··· Data segment ···

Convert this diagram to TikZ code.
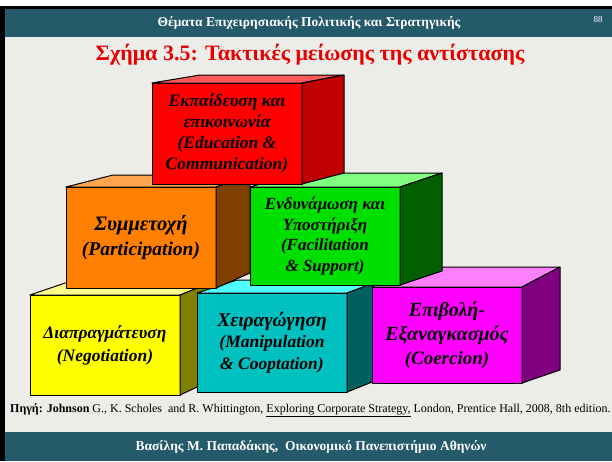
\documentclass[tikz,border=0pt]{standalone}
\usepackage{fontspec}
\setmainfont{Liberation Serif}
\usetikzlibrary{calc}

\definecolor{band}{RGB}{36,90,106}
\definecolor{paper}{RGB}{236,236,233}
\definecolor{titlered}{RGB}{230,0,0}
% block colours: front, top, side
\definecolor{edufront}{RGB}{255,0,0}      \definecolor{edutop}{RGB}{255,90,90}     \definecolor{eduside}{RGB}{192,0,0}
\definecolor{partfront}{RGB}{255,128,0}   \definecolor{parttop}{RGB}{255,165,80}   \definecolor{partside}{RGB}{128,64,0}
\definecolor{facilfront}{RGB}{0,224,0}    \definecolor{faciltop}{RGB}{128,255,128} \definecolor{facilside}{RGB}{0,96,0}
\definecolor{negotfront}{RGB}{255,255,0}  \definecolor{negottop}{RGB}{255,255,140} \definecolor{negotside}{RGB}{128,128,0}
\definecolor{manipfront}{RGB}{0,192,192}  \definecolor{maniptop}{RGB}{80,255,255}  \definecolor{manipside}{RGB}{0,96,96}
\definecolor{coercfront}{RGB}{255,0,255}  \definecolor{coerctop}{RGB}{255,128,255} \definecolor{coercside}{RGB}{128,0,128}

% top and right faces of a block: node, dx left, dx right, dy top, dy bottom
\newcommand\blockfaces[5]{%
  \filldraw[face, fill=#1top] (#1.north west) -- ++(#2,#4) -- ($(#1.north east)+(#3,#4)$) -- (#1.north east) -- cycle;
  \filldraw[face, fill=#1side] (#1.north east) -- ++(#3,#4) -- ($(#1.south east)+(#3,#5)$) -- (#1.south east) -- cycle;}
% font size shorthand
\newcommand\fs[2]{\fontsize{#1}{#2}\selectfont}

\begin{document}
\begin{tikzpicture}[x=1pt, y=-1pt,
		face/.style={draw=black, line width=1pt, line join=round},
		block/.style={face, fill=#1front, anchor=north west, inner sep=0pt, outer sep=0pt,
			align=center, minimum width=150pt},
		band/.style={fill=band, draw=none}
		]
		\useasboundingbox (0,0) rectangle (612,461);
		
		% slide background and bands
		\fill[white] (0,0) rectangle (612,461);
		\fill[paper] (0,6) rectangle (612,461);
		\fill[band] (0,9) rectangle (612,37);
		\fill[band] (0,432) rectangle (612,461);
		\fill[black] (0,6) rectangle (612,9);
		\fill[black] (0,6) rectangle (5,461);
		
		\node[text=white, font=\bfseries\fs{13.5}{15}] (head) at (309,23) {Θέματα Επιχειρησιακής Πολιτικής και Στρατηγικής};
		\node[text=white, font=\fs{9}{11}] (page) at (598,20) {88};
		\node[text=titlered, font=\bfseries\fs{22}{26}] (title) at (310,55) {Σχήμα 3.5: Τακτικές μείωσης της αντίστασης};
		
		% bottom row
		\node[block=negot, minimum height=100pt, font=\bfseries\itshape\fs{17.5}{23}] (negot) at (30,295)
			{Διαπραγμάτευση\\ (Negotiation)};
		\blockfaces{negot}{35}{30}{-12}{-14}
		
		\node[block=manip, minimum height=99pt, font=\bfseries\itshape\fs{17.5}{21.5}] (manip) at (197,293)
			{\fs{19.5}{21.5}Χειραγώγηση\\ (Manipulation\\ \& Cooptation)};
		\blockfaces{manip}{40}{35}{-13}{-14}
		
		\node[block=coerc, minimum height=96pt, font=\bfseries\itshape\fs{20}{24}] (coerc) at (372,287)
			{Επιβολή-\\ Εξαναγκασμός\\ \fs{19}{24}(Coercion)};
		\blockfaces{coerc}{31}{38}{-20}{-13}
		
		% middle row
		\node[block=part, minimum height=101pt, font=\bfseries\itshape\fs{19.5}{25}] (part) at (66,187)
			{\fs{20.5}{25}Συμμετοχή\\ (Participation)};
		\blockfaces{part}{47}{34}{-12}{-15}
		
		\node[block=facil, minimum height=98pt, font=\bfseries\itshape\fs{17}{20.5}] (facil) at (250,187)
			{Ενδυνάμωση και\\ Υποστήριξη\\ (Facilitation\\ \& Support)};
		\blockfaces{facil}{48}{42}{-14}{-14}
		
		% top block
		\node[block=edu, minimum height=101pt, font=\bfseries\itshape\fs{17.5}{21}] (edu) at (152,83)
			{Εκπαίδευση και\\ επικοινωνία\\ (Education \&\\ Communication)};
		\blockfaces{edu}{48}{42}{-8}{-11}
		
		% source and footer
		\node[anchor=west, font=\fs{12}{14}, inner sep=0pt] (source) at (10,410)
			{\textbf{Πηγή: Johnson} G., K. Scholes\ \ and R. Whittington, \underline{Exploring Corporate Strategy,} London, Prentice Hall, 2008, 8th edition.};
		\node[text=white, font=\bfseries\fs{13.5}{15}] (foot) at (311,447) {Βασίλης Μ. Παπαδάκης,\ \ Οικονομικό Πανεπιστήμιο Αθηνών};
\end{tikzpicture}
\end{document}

···

- **Exercise**: Repeat the lines of the listing above verbatim, beginning at its first line and ending at the line containing "(0,6) rectangle (5,461);", which is included. Omit pictures.

- **Expected output**:
Convert this diagram to TikZ code.
\documentclass[tikz,border=0pt]{standalone}
\usepackage{fontspec}
\setmainfont{Liberation Serif}
\usetikzlibrary{calc}

\definecolor{band}{RGB}{36,90,106}
\definecolor{paper}{RGB}{236,236,233}
\definecolor{titlered}{RGB}{230,0,0}
% block colours: front, top, side
\definecolor{edufront}{RGB}{255,0,0}      \definecolor{edutop}{RGB}{255,90,90}     \definecolor{eduside}{RGB}{192,0,0}
\definecolor{partfront}{RGB}{255,128,0}   \definecolor{parttop}{RGB}{255,165,80}   \definecolor{partside}{RGB}{128,64,0}
\definecolor{facilfront}{RGB}{0,224,0}    \definecolor{faciltop}{RGB}{128,255,128} \definecolor{facilside}{RGB}{0,96,0}
\definecolor{negotfront}{RGB}{255,255,0}  \definecolor{negottop}{RGB}{255,255,140} \definecolor{negotside}{RGB}{128,128,0}
\definecolor{manipfront}{RGB}{0,192,192}  \definecolor{maniptop}{RGB}{80,255,255}  \definecolor{manipside}{RGB}{0,96,96}
\definecolor{coercfront}{RGB}{255,0,255}  \definecolor{coerctop}{RGB}{255,128,255} \definecolor{coercside}{RGB}{128,0,128}

% top and right faces of a block: node, dx left, dx right, dy top, dy bottom
\newcommand\blockfaces[5]{%
  \filldraw[face, fill=#1top] (#1.north west) -- ++(#2,#4) -- ($(#1.north east)+(#3,#4)$) -- (#1.north east) -- cycle;
  \filldraw[face, fill=#1side] (#1.north east) -- ++(#3,#4) -- ($(#1.south east)+(#3,#5)$) -- (#1.south east) -- cycle;}
% font size shorthand
\newcommand\fs[2]{\fontsize{#1}{#2}\selectfont}

\begin{document}
\begin{tikzpicture}[x=1pt, y=-1pt,
		face/.style={draw=black, line width=1pt, line join=round},
		block/.style={face, fill=#1front, anchor=north west, inner sep=0pt, outer sep=0pt,
			align=center, minimum width=150pt},
		band/.style={fill=band, draw=none}
		]
		\useasboundingbox (0,0) rectangle (612,461);
		
		% slide background and bands
		\fill[white] (0,0) rectangle (612,461);
		\fill[paper] (0,6) rectangle (612,461);
		\fill[band] (0,9) rectangle (612,37);
		\fill[band] (0,432) rectangle (612,461);
		\fill[black] (0,6) rectangle (612,9);
		\fill[black] (0,6) rectangle (5,461);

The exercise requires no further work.